## TASK
Copy out the entries in full and with complete accuracy; pictures are excluded.
┏━━
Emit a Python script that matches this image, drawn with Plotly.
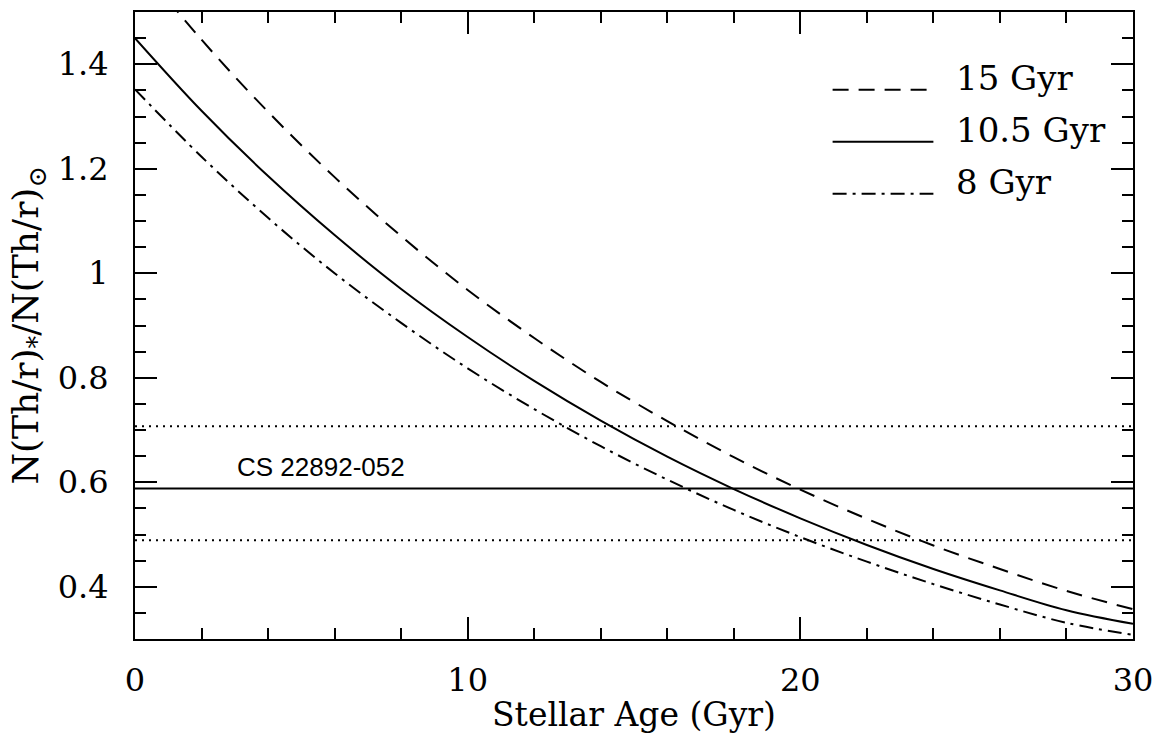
import plotly.graph_objects as go

# ---- data ----
age_gyr = [0, 2, 4, 6, 8, 10, 12, 14, 16, 18, 20, 22, 24, 26, 28, 30]
ratio_15gyr = [1.600, 1.447, 1.309, 1.184, 1.071, 0.968, 0.876, 0.792, 0.717, 0.648, 0.586, 0.530, 0.479, 0.434, 0.392, 0.357]
ratio_10p5gyr = [1.450, 1.311, 1.186, 1.073, 0.970, 0.878, 0.794, 0.718, 0.649, 0.587, 0.531, 0.480, 0.434, 0.393, 0.355, 0.329]
ratio_8gyr = [1.352, 1.223, 1.106, 1.000, 0.905, 0.818, 0.740, 0.669, 0.605, 0.547, 0.495, 0.448, 0.405, 0.366, 0.331, 0.308]
legend_labels = ["15 Gyr", "10.5 Gyr", "8 Gyr"]
star_name = "CS 22892-052"
star_ratio = 0.588
star_upper = 0.707
star_lower = 0.489
y_tickvals = [0.4, 0.6, 0.8, 1.0, 1.2, 1.4]
y_ticktext = ["0.4", "0.6", "0.8", "1", "1.2", "1.4"]
x_tickvals = [0, 10, 20, 30]
x_ticktext = ["0", "10", "20", "30"]

SERIF = "DejaVu Serif"
DASH = "16px,10px"
DASHDOT = "14px,6px,3px,6px"
DOT = "2px,5px"
LW = 2

fig = go.Figure()
series = [(ratio_15gyr, DASH), (ratio_10p5gyr, "solid"), (ratio_8gyr, DASHDOT)]
for (vals, dash), name in zip(series, legend_labels):
    fig.add_trace(go.Scatter(x=age_gyr, y=vals, mode="lines", name=name,
                             line=dict(color="black", width=LW, dash=dash, shape="spline"),
                             showlegend=False, hoverinfo="skip"))

# horizontal reference lines
fig.add_hline(y=star_ratio, line=dict(color="black", width=LW))
fig.add_hline(y=star_upper, line=dict(color="black", width=LW, dash=DOT))
fig.add_hline(y=star_lower, line=dict(color="black", width=LW, dash=DOT))
fig.add_annotation(x=5.6, y=star_ratio, text=star_name, showarrow=False,
                   yanchor="bottom", yshift=5,
                   font=dict(family="Liberation Sans", size=26, color="black"))

# manual legend
legend_rows_y = [0.876, 0.793, 0.710]
for (vals, dash), name, yy in zip(series, legend_labels, legend_rows_y):
    fig.add_shape(type="line", xref="paper", yref="paper", x0=0.699, x1=0.80, y0=yy, y1=yy,
                  line=dict(color="black", width=LW, dash=dash))
    fig.add_annotation(xref="paper", yref="paper", x=0.821, y=yy, text=name, showarrow=False,
                       xanchor="left", yanchor="bottom", yshift=-10,
                       font=dict(family=SERIF, size=34, color="black"))

axis_common = dict(showline=True, linewidth=2, linecolor="black", mirror="allticks",
                   ticks="inside", tickwidth=2, tickcolor="black", showgrid=False,
                   zeroline=False, tickfont=dict(family=SERIF, size=32, color="black"))

fig.update_xaxes(range=[0, 30], tickmode="array", tickvals=x_tickvals, ticktext=x_ticktext,
                 ticklen=22, ticklabelstandoff=12,
                 minor=dict(tickmode="linear", tick0=0, dtick=2, ticklen=11, tickwidth=2,
                            tickcolor="black", ticks="inside", showgrid=False),
                 title=dict(text="Stellar Age (Gyr)", standoff=4,
                            font=dict(family=SERIF, size=33, color="black")),
                 **axis_common)
fig.update_yaxes(range=[0.3, 1.5], tickmode="array", tickvals=y_tickvals, ticktext=y_ticktext,
                 ticklen=22, ticklabelstandoff=18,
                 minor=dict(tickmode="linear", tick0=0, dtick=0.05, ticklen=11, tickwidth=2,
                            tickcolor="black", ticks="inside", showgrid=False),
                 title=dict(text="N(Th/r)<sub>*</sub>/N(Th/r)<sub>⊙</sub>", standoff=8,
                            font=dict(family=SERIF, size=36, color="black")),
                 **axis_common)

fig.update_layout(width=1158, height=740, autosize=False,
                  margin=dict(l=135, r=25, t=12, b=101, autoexpand=False),
                  paper_bgcolor="white", plot_bgcolor="white", hovermode=False)

fig.write_html("out.html", config={"displayModeBar": False, "staticPlot": True},
               post_script="document.body.style.margin='0';document.body.style.overflow='hidden';")
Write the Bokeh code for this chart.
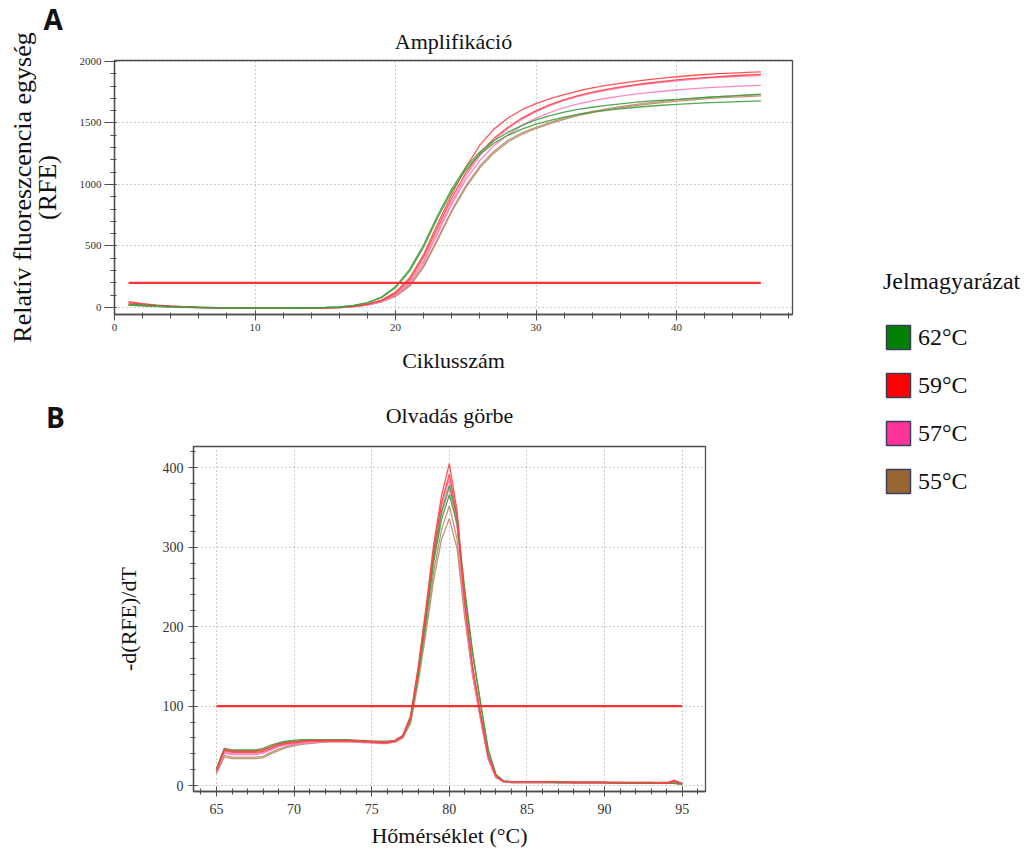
┗━━
## RESULT OF THIS TASK
Emit a Python script that matches this image, drawn with Plotly.
import plotly.graph_objects as go

# ---- data ----
age_gyr = [0, 2, 4, 6, 8, 10, 12, 14, 16, 18, 20, 22, 24, 26, 28, 30]
ratio_15gyr = [1.600, 1.447, 1.309, 1.184, 1.071, 0.968, 0.876, 0.792, 0.717, 0.648, 0.586, 0.530, 0.479, 0.434, 0.392, 0.357]
ratio_10p5gyr = [1.450, 1.311, 1.186, 1.073, 0.970, 0.878, 0.794, 0.718, 0.649, 0.587, 0.531, 0.480, 0.434, 0.393, 0.355, 0.329]
ratio_8gyr = [1.352, 1.223, 1.106, 1.000, 0.905, 0.818, 0.740, 0.669, 0.605, 0.547, 0.495, 0.448, 0.405, 0.366, 0.331, 0.308]
legend_labels = ["15 Gyr", "10.5 Gyr", "8 Gyr"]
star_name = "CS 22892-052"
star_ratio = 0.588
star_upper = 0.707
star_lower = 0.489
y_tickvals = [0.4, 0.6, 0.8, 1.0, 1.2, 1.4]
y_ticktext = ["0.4", "0.6", "0.8", "1", "1.2", "1.4"]
x_tickvals = [0, 10, 20, 30]
x_ticktext = ["0", "10", "20", "30"]

SERIF = "DejaVu Serif"
DASH = "16px,10px"
DASHDOT = "14px,6px,3px,6px"
DOT = "2px,5px"
LW = 2

fig = go.Figure()
series = [(ratio_15gyr, DASH), (ratio_10p5gyr, "solid"), (ratio_8gyr, DASHDOT)]
for (vals, dash), name in zip(series, legend_labels):
    fig.add_trace(go.Scatter(x=age_gyr, y=vals, mode="lines", name=name,
                             line=dict(color="black", width=LW, dash=dash, shape="spline"),
                             showlegend=False, hoverinfo="skip"))

# horizontal reference lines
fig.add_hline(y=star_ratio, line=dict(color="black", width=LW))
fig.add_hline(y=star_upper, line=dict(color="black", width=LW, dash=DOT))
fig.add_hline(y=star_lower, line=dict(color="black", width=LW, dash=DOT))
fig.add_annotation(x=5.6, y=star_ratio, text=star_name, showarrow=False,
                   yanchor="bottom", yshift=5,
                   font=dict(family="Liberation Sans", size=26, color="black"))

# manual legend
legend_rows_y = [0.876, 0.793, 0.710]
for (vals, dash), name, yy in zip(series, legend_labels, legend_rows_y):
    fig.add_shape(type="line", xref="paper", yref="paper", x0=0.699, x1=0.80, y0=yy, y1=yy,
                  line=dict(color="black", width=LW, dash=dash))
    fig.add_annotation(xref="paper", yref="paper", x=0.821, y=yy, text=name, showarrow=False,
                       xanchor="left", yanchor="bottom", yshift=-10,
                       font=dict(family=SERIF, size=34, color="black"))

axis_common = dict(showline=True, linewidth=2, linecolor="black", mirror="allticks",
                   ticks="inside", tickwidth=2, tickcolor="black", showgrid=False,
                   zeroline=False, tickfont=dict(family=SERIF, size=32, color="black"))

fig.update_xaxes(range=[0, 30], tickmode="array", tickvals=x_tickvals, ticktext=x_ticktext,
                 ticklen=22, ticklabelstandoff=12,
                 minor=dict(tickmode="linear", tick0=0, dtick=2, ticklen=11, tickwidth=2,
                            tickcolor="black", ticks="inside", showgrid=False),
                 title=dict(text="Stellar Age (Gyr)", standoff=4,
                            font=dict(family=SERIF, size=33, color="black")),
                 **axis_common)
fig.update_yaxes(range=[0.3, 1.5], tickmode="array", tickvals=y_tickvals, ticktext=y_ticktext,
                 ticklen=22, ticklabelstandoff=18,
                 minor=dict(tickmode="linear", tick0=0, dtick=0.05, ticklen=11, tickwidth=2,
                            tickcolor="black", ticks="inside", showgrid=False),
                 title=dict(text="N(Th/r)<sub>*</sub>/N(Th/r)<sub>⊙</sub>", standoff=8,
                            font=dict(family=SERIF, size=36, color="black")),
                 **axis_common)

fig.update_layout(width=1158, height=740, autosize=False,
                  margin=dict(l=135, r=25, t=12, b=101, autoexpand=False),
                  paper_bgcolor="white", plot_bgcolor="white", hovermode=False)

fig.write_html("out.html", config={"displayModeBar": False, "staticPlot": True},
               post_script="document.body.style.margin='0';document.body.style.overflow='hidden';")
Write the Bokeh code for this chart.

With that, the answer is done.